Feb. 6 (UPI) -- The Bureau of Land Management on Thursday approved new management plans for two national monuments in Utah that have been reduced by the Trump administration.
The three management plans affect the reduced Bears Ears and Grand Staircase-Escalante monuments as well as 900,000 acres removed from the Staircase now known as the Paria River District and permits more drilling, mining and cattle grazing in these areas.
"The approved plans keep the commitment of this administration to the families and communities of Utah that know and love this land the best and will care for these resources for many generations to come," Casey Hammond, the Interior Department's acting assistant secretary for land and minerals management, said.
Under the plans, much of Bears Ears and about 1 million acres in and around Grand Staircase will be open to grazing, while two new routes in Grand Staircase will also be opened to off-road vehicles.

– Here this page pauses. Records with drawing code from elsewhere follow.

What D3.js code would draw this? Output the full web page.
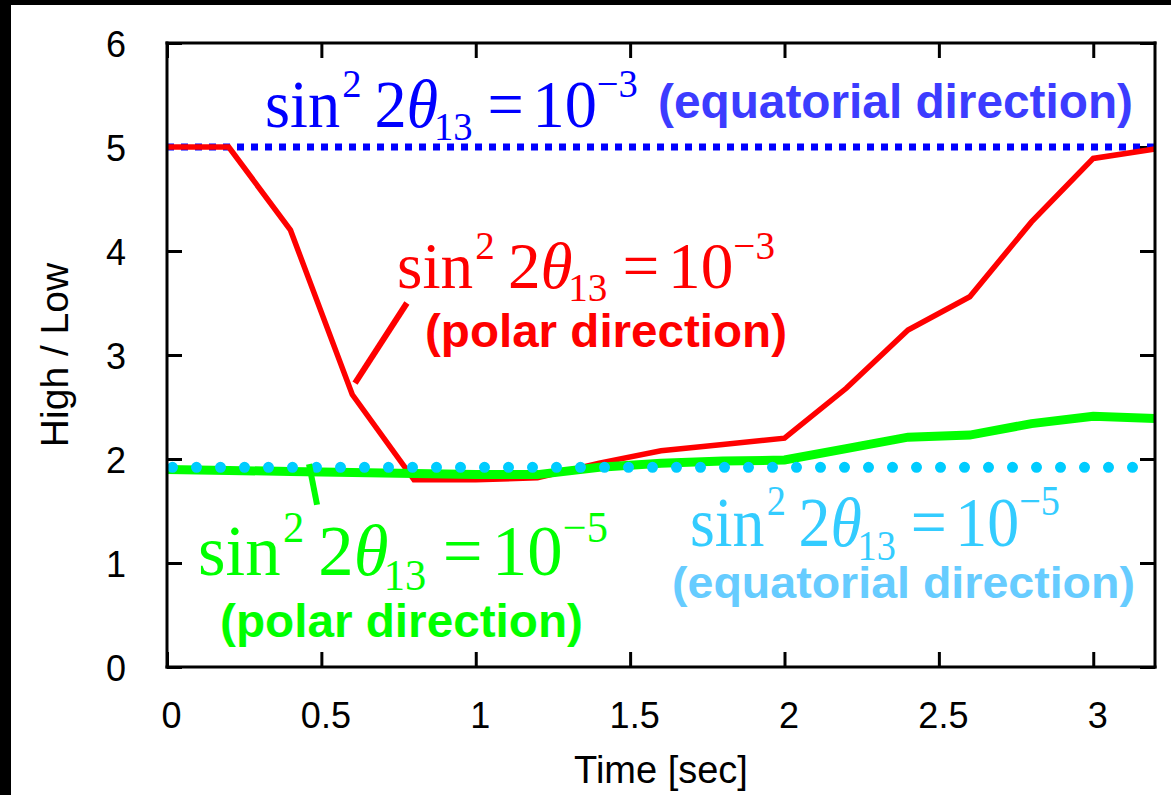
<!DOCTYPE html>
<html>
<head>
<meta charset="utf-8">
<script src="https://cdn.jsdelivr.net/npm/d3@7"></script>
<style>
  html, body { margin: 0; background: #fff; overflow: hidden; }
  svg { display: block; }
</style>
</head>
<body>
<div id="chart"></div>
<script>
// time axis (sec)
const times = [0, 0.2, 0.4, 0.6, 0.8, 1.0, 1.2, 1.4, 1.6, 1.8, 2.0, 2.2, 2.4, 2.6, 2.8, 3.0, 3.2];
// sin^2 2theta13 = 1e-3, polar direction
const polar3 = [5.0, 5.0, 4.2, 2.62, 1.8, 1.8, 1.82, 1.96, 2.08, 2.14, 2.2, 2.68, 3.24, 3.56, 4.28, 4.89, 4.98];
// sin^2 2theta13 = 1e-5, polar direction
const polar5 = [1.9, 1.89, 1.88, 1.87, 1.86, 1.85, 1.85, 1.92, 1.96, 1.98, 1.99, 2.1, 2.21, 2.23, 2.34, 2.41, 2.39];
// equatorial direction levels (constant)
const equat3 = 5.0;
const equat5 = 1.92;

const xTicks = [0, 0.5, 1, 1.5, 2, 2.5, 3];
const yTicks = [0, 1, 2, 3, 4, 5, 6];
const xTickLabels = ["0", "0.5", "1", "1.5", "2", "2.5", "3"];
const yTickLabels = ["0", "1", "2", "3", "4", "5", "6"];

const W = 1171, H = 795;
const margin = {top: 43, right: 16, bottom: 128, left: 167};
const width = W - margin.left - margin.right,
      height = H - margin.top - margin.bottom;

const sans = "'Liberation Sans', Arial, sans-serif";
const serif = "'Liberation Serif', 'Times New Roman', serif";

const svg = d3.select("#chart")
    .append("svg")
    .attr("width", W)
    .attr("height", H);

svg.append("rect").attr("width", W).attr("height", H).attr("fill", "#fff");
// black strips of the original slide
svg.append("rect").attr("x", 0).attr("y", 0).attr("width", W).attr("height", 5).attr("fill", "#000");
svg.append("rect").attr("x", 0).attr("y", 0).attr("width", 11).attr("height", H).attr("fill", "#000");

const chart = svg.append("g")
    .attr("transform", `translate(${margin.left}, ${margin.top})`);

const x = d3.scaleLinear().domain([0, 3.2]).range([0, width]);
const y = d3.scaleLinear().domain([0, 6]).range([height, 0]);

// ticks (inward, mirrored)
const tickLen = 15;
chart.append("g")
    .attr("transform", `translate(0, ${height})`)
    .call(d3.axisBottom(x).tickValues(xTicks).tickSizeInner(-tickLen).tickSizeOuter(0)
        .tickFormat((d, i) => xTickLabels[i]).tickPadding(tickLen + 20))
    .call(g => g.select(".domain").remove())
    .call(g => g.selectAll("line").attr("stroke", "#000").attr("stroke-width", 3))
    .call(g => g.selectAll("text").attr("font-family", sans).attr("font-size", 36).attr("fill", "#000")
        .attr("dx", 4));

chart.append("g")
    .call(d3.axisTop(x).tickValues(xTicks).tickSizeInner(-tickLen).tickSizeOuter(0).tickFormat(""))
    .call(g => g.select(".domain").remove())
    .call(g => g.selectAll("line").attr("stroke", "#000").attr("stroke-width", 3));

chart.append("g")
    .call(d3.axisLeft(y).tickValues(yTicks).tickSizeInner(-tickLen).tickSizeOuter(0)
        .tickFormat((d, i) => yTickLabels[i]).tickPadding(tickLen + 26))
    .call(g => g.select(".domain").remove())
    .call(g => g.selectAll("line").attr("stroke", "#000").attr("stroke-width", 3))
    .call(g => g.selectAll("text").attr("font-family", sans).attr("font-size", 36).attr("fill", "#000")
        .attr("dy", "0.38em"));

chart.append("g")
    .attr("transform", `translate(${width}, 0)`)
    .call(d3.axisRight(y).tickValues(yTicks).tickSizeInner(-tickLen).tickSizeOuter(0).tickFormat(""))
    .call(g => g.select(".domain").remove())
    .call(g => g.selectAll("line").attr("stroke", "#000").attr("stroke-width", 3));

// axis titles
svg.append("text")
    .attr("x", margin.left + width / 2)
    .attr("y", 783)
    .attr("text-anchor", "middle")
    .attr("font-family", sans)
    .attr("font-size", 38)
    .text("Time [sec]");

svg.append("text")
    .attr("transform", `translate(68, 355) rotate(-90)`)
    .attr("text-anchor", "middle")
    .attr("font-family", sans)
    .attr("font-size", 39)
    .text("High / Low");

// series
const line = d3.line()
    .x((d, i) => x(times[i]))
    .y(d => y(d));

chart.append("line")
    .attr("x1", x(0)).attr("x2", x(3.2))
    .attr("y1", y(equat3)).attr("y2", y(equat3))
    .attr("stroke", "#0000ff")
    .attr("stroke-width", 7)
    .attr("stroke-dasharray", "7,7");

chart.append("path")
    .datum(polar3)
    .attr("d", line)
    .attr("fill", "none")
    .attr("stroke", "#ff0000")
    .attr("stroke-width", 5.5);

chart.append("path")
    .datum(polar5)
    .attr("d", line)
    .attr("fill", "none")
    .attr("stroke", "#00ff00")
    .attr("stroke-width", 9);

chart.append("line")
    .attr("x1", x(0)).attr("x2", x(3.2))
    .attr("y1", y(equat5)).attr("y2", y(equat5))
    .attr("stroke", "#00ccff")
    .attr("stroke-width", 11)
    .attr("stroke-linecap", "round")
    .attr("stroke-dasharray", "0,24")
    .attr("stroke-dashoffset", -5.5);

// pointer lines
chart.append("line")
    .attr("x1", x(0.609)).attr("y1", y(2.73))
    .attr("x2", x(0.777)).attr("y2", y(3.5))
    .attr("stroke", "#ff0000").attr("stroke-width", 6);

chart.append("line")
    .attr("x1", x(0.460)).attr("y1", y(1.95))
    .attr("x2", x(0.486)).attr("y2", y(1.56))
    .attr("stroke", "#00ff00").attr("stroke-width", 6);

// sin^2 2theta_13 = 10^-n, fitted into a box
function mathLabel(x0, x1, base, capH, color, exp) {
    const t = svg.append("text")
        .attr("font-family", serif)
        .attr("font-size", 60)
        .attr("fill", color);
    t.append("tspan").text("sin");
    t.append("tspan").attr("font-size", 36).attr("dy", -27).attr("dx", 2).text("2");
    t.append("tspan").attr("dy", 27).attr("dx", 12).text("2");
    t.append("tspan").attr("font-style", "italic").text("θ");
    t.append("tspan").attr("font-size", 36).attr("dy", 12).attr("dx", -4).text("13");
    t.append("tspan").attr("dy", -12).attr("dx", 14).text("=");
    t.append("tspan").attr("dx", 8).text("10");
    t.append("tspan").attr("font-size", 36).attr("dy", -27).text("\u2212" + exp);
    const bb = t.node().getBBox();
    const sx = (x1 - x0) / bb.width;
    const sy = capH / (60 * 0.66);
    t.attr("transform", `translate(${x0 - bb.x * sx}, ${base}) scale(${sx}, ${sy})`);
}

function boldLabel(x0, x1, base, size, color, txt) {
    svg.append("text")
        .attr("x", x0)
        .attr("y", base)
        .attr("font-family", sans)
        .attr("font-weight", "bold")
        .attr("font-size", size)
        .attr("fill", color)
        .attr("textLength", x1 - x0)
        .attr("lengthAdjust", "spacingAndGlyphs")
        .text(txt);
}

mathLabel(265, 638, 127, 44, "#0000ff", "3");
boldLabel(658, 1133, 118, 48, "#3c3cff", "(equatorial direction)");

mathLabel(397, 775, 288, 43, "#ff0000", "3");
boldLabel(425, 787, 347, 47, "#ff0000", "(polar direction)");

mathLabel(198, 608, 575, 48, "#00ff00", "5");
boldLabel(220, 583, 637, 46, "#00ff00", "(polar direction)");

mathLabel(690, 1060, 546, 46, "#33ccff", "5");
boldLabel(672, 1135, 598, 45, "#66ccff", "(equatorial direction)");

// frame, drawn as four edges
const frame = [[0, 0, width, 0], [width, 0, width, height], [width, height, 0, height], [0, height, 0, 0]];
chart.append("g")
    .selectAll("line")
    .data(frame)
    .enter()
    .append("line")
    .attr("x1", d => d[0]).attr("y1", d => d[1])
    .attr("x2", d => d[2]).attr("y2", d => d[3])
    .attr("stroke", "#000")
    .attr("stroke-width", 3)
    .attr("stroke-linecap", "square");
</script>
</body>
</html>
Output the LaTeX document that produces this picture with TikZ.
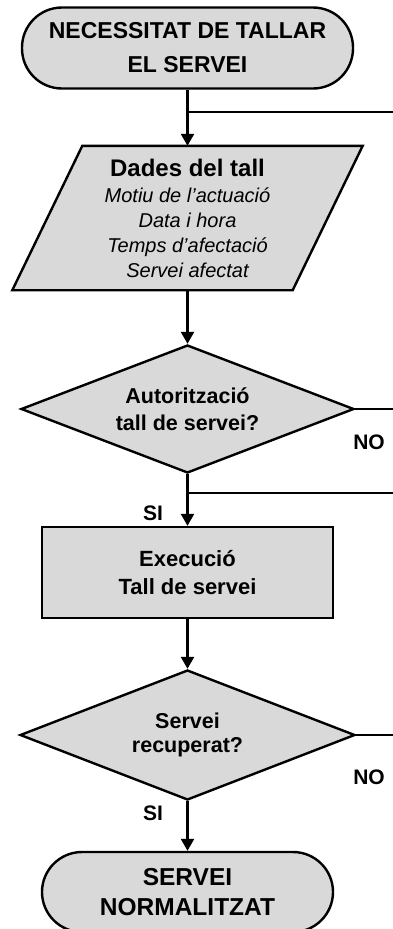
\documentclass[tikz,border=0pt]{standalone}
\usepackage{fontspec}
\setmainfont{Liberation Sans}
\usetikzlibrary{shapes.geometric,arrows.meta,backgrounds}
\definecolor{boxgray}{HTML}{D9D9D9}
\begin{document}
\begin{tikzpicture}[x=1pt,y=1pt,
  shapeline/.style={draw=black,line width=2.4pt,fill=boxgray},
  terminal/.style={shapeline,rounded corners=40pt,minimum width=331pt,minimum height=81pt,align=center},
  decision/.style={shapeline,diamond,shape aspect=2.6,inner sep=2pt,minimum width=333pt,minimum height=128pt,align=center,font=\bfseries\fontsize{21.5}{27}\selectfont},
  process/.style={shapeline,rectangle,minimum width=291pt,minimum height=91pt,align=center,font=\bfseries\fontsize{22}{28}\selectfont},
  flow/.style={line width=2.4pt,-{Triangle[length=12pt,width=13pt]}},
  link/.style={line width=2pt},
  lbl/.style={font=\bfseries\fontsize{21}{24}\selectfont}
]
\useasboundingbox (0,0) rectangle (393,-929);
\clip (0,0) rectangle (393,-929);

\node[terminal,font=\bfseries\fontsize{23}{34}\selectfont] (start) at (187.5,-48) {\raisebox{-5pt}{NECESSITAT DE TALLAR}\\\raisebox{-5pt}{EL SERVEI}};

\node[rectangle,minimum width=280pt,minimum height=144pt,inner sep=0pt,align=center,font=\fontsize{20}{25}\selectfont] (data) at (187.5,-218)
  {{\bfseries\fontsize{24}{28}\selectfont Dades del tall}\\[1pt]
   \itshape Motiu de l'actuació\\ \itshape Data i hora\\ \itshape Temps d'afectació\\ \itshape Servei afectat};
\begin{scope}[on background layer]
\draw[shapeline] ([xshift=-35pt]data.south west) -- ([xshift=-35pt]data.south east)
  -- ([xshift=35pt]data.north east) -- ([xshift=35pt]data.north west) -- cycle;
\end{scope}

\node[decision] (q1) at (187.5,-409) {Autorització\\tall de servei?};
\node[process] (exec) at (187.5,-572.5) {Execució\\Tall de servei};
\node[decision,font=\bfseries\fontsize{21.5}{24}\selectfont,minimum width=335pt,minimum height=130pt] (q2) at (187.5,-735) {Servei\\recuperat?};
\node[terminal,minimum width=291pt,minimum height=80pt,font=\bfseries\fontsize{24.5}{30}\selectfont] (stop) at (187.5,-892) {SERVEI\\NORMALITZAT};

\coordinate (j1) at (187.5,-112);
\coordinate (r1) at (393,-112);
\coordinate (r2) at (393,-409);
\coordinate (j2) at (187.5,-493);
\coordinate (r3) at (393,-493);
\coordinate (r4) at (393,-735);

\draw[flow] (start.south) -- (data.north);
\draw[link] (j1) -- (r1);
\draw[flow] (data.south) -- (q1.north);
\draw[link] (q1.east) -- (r2);
\draw[flow] (q1.south) -- (exec.north);
\draw[link] (j2) -- (r3);
\draw[flow] (exec.south) -- (q2.north);
\draw[link] (q2.east) -- (r4);
\draw[flow] (q2.south) -- (stop.north);

\node[lbl] (no1) at (369,-442) {NO};
\node[lbl] (si1) at (153,-513) {SI};
\node[lbl] (no2) at (369,-777) {NO};
\node[lbl] (si2) at (153,-813) {SI};
\end{tikzpicture}
\end{document}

Bureau of Land Management Utah communications director Kimberly Finch said the agency has received 15 mining claims on lands excluded from the monuments and the plans will allow for more drilling and mining.
The plans do not allow for commercial logging, but trees and other vegetation can be cut as part of treatments.
BLM reversed a decision to return livestock grazing to about 40 miles of the Escalante River wich Steve Bloch, legal director for the Southern Utah Wilderness Alliance, described as "a silver lining on a very dark day."
"That was the right decision, but there are still a lot of problems with grazing in the Grand Staircase monument on lands where it had been eliminated and retired," said Bloch.
Southern Utah Wilderness Alliance and various other groups have sued to invalidate President Donald Trump's 2017 order to reduce the monuments established by former presidents Bill Clinton and Barack Obama by a combined 2 million acres.
Last year, a federal judge declined a Justice Department motion to have the lawsuits dismissed and the Interior Department has received criticism for issuing plans with the litigation ongoing.
Hammond said Thursday the agency would not allow the legal process to delay its decision.
"If we stopped and waited for every piece of litigation to be resolved, we would never be able to do much of anything around here," he said.